How Can We Rewrite the Limit and Continuity Equation Lim(x-->0) x/a[b/x]?

[Kartik.]

Lim(x-->0) x/a[b/x] can be written as x/a(b/x-{b/x})

how can we write this as
lim(x-->0)
(b/x -b/a({b/x}/{b/x}))?

 

[CompuChip]

Do [square] and {curly} brackets have some special meaning to you? Because
\lim_{x \to 0} \frac{a}{x} \frac{b}{x} \neq \frac{x}{a} \left( \frac{b}{x} - \frac{b}{x} \right)
doesn't really make sense to me.

 

[Kartik.]

Do [square] and {curly} brackets have some special meaning to you?
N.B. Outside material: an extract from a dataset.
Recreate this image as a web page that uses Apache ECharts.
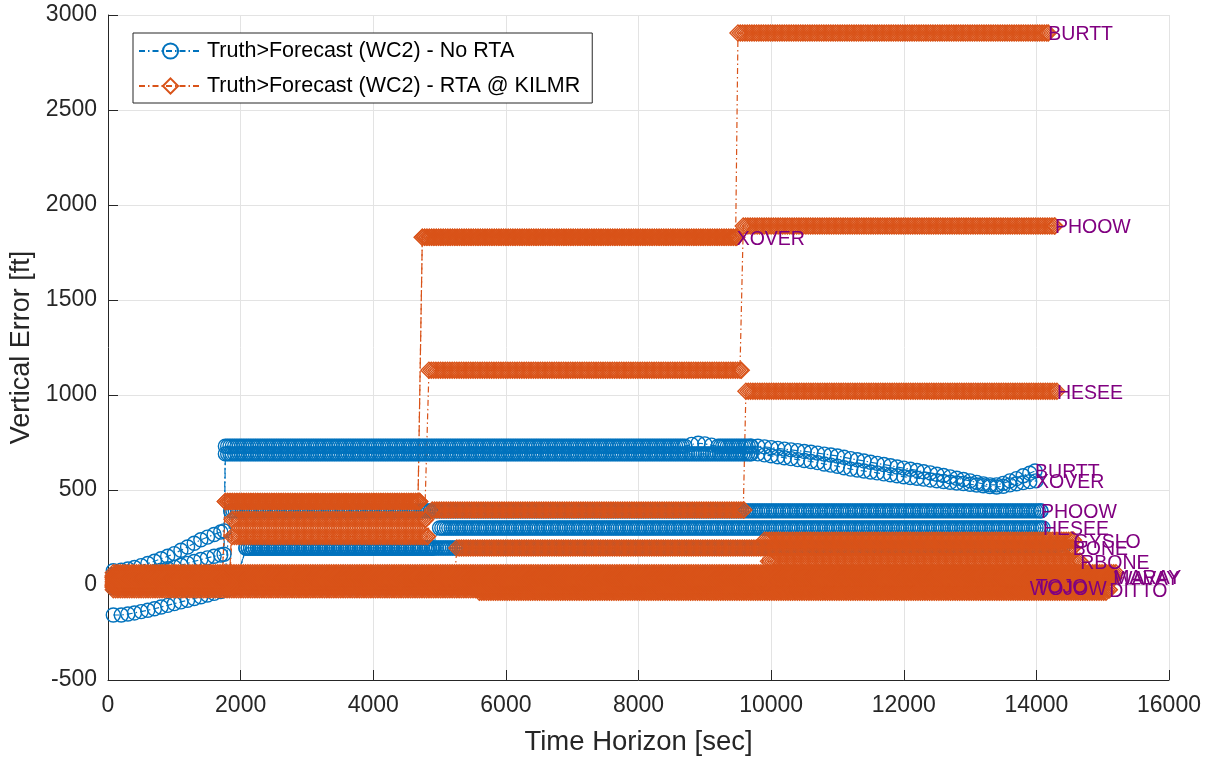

Because
\lim_{x \to 0} \frac{a}{x} \frac{b}{x} \neq \frac{x}{a} \left( \frac{b}{x} - \frac{b}{x} \right)
doesn't really make sense to me.

Sorry, they are very common in my exercise books
square brackets mean the greatest integer value of the variable within and the curly brackets mean the fractional part of the variable within.

 

[mathman]

Lim(x-->0) x/a[b/x] can be written as x/a(b/x-{b/x})

how can we write this as
lim(x-->0)
(b/x -b/a({b/x}/{b/x}))?

Your question is a little confusing. You have a term {b/x}/{b/x} (=1??). So it seems you are asking about (b/x - b/a)?